* BEGIN Data shown *

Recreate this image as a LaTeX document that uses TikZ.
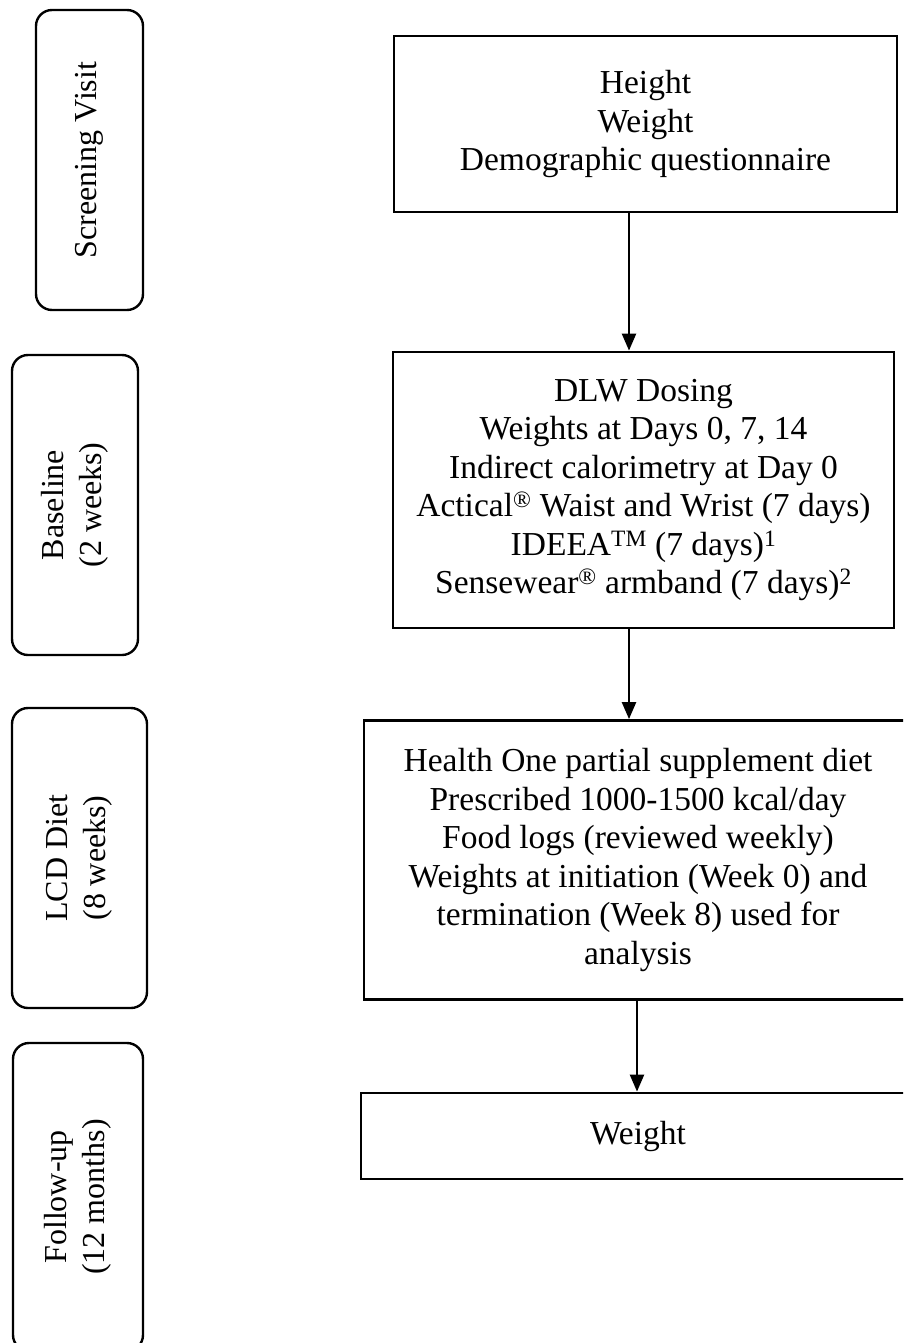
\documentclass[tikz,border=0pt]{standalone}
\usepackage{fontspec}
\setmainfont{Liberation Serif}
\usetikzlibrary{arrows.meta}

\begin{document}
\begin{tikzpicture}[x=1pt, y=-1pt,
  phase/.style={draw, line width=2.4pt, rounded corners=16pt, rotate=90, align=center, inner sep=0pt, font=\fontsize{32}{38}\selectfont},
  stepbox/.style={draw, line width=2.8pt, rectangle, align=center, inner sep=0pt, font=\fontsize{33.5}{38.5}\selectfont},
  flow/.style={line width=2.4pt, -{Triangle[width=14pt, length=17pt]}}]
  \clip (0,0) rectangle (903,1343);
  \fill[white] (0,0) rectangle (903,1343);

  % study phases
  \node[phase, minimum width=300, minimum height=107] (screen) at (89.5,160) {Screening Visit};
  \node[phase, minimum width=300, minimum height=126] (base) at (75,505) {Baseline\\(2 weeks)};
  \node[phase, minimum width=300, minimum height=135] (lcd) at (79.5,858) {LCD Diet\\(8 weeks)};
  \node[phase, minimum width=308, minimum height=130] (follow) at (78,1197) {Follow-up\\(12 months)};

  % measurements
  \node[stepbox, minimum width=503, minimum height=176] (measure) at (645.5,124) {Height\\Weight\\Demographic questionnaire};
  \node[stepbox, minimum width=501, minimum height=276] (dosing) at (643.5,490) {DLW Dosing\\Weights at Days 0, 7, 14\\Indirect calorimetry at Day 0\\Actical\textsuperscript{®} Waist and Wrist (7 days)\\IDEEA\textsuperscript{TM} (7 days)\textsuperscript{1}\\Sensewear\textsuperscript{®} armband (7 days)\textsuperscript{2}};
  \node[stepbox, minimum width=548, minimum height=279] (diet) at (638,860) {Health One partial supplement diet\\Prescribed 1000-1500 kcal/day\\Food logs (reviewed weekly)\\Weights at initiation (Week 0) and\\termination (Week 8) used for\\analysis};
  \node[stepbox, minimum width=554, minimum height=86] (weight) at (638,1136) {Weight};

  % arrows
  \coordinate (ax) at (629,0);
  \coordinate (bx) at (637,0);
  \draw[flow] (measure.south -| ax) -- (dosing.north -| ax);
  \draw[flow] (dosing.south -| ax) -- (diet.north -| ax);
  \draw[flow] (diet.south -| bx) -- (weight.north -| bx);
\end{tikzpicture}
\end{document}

* END Data shown *
* BEGIN Data shown *

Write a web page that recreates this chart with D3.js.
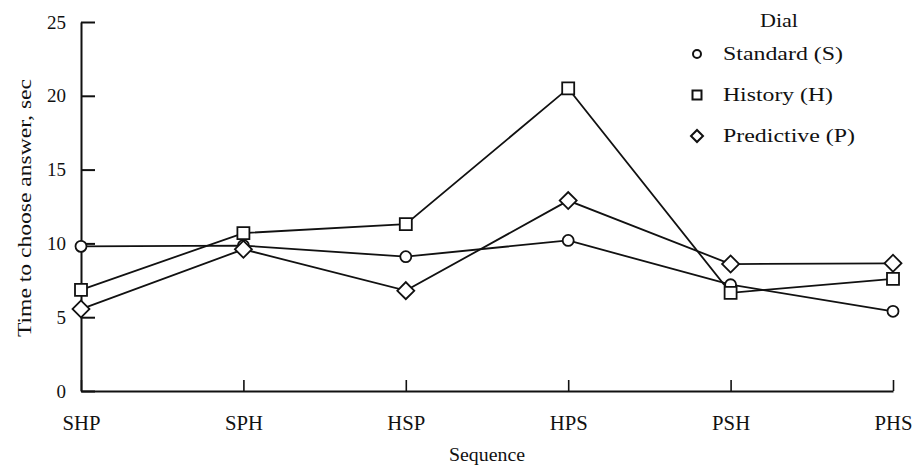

* END Data shown *

### Written request
Nothing but the lines from the one containing "Recreate this image" through the one containing "minimum width=308, minimum" should be written out, exactly and with both ends. Pictures are left out.

### Output for this task
Recreate this image as a LaTeX document that uses TikZ.
\documentclass[tikz,border=0pt]{standalone}
\usepackage{fontspec}
\setmainfont{Liberation Serif}
\usetikzlibrary{arrows.meta}

\begin{document}
\begin{tikzpicture}[x=1pt, y=-1pt,
  phase/.style={draw, line width=2.4pt, rounded corners=16pt, rotate=90, align=center, inner sep=0pt, font=\fontsize{32}{38}\selectfont},
  stepbox/.style={draw, line width=2.8pt, rectangle, align=center, inner sep=0pt, font=\fontsize{33.5}{38.5}\selectfont},
  flow/.style={line width=2.4pt, -{Triangle[width=14pt, length=17pt]}}]
  \clip (0,0) rectangle (903,1343);
  \fill[white] (0,0) rectangle (903,1343);

  % study phases
  \node[phase, minimum width=300, minimum height=107] (screen) at (89.5,160) {Screening Visit};
  \node[phase, minimum width=300, minimum height=126] (base) at (75,505) {Baseline\\(2 weeks)};
  \node[phase, minimum width=300, minimum height=135] (lcd) at (79.5,858) {LCD Diet\\(8 weeks)};
  \node[phase, minimum width=308, minimum height=130] (follow) at (78,1197) {Follow-up\\(12 months)};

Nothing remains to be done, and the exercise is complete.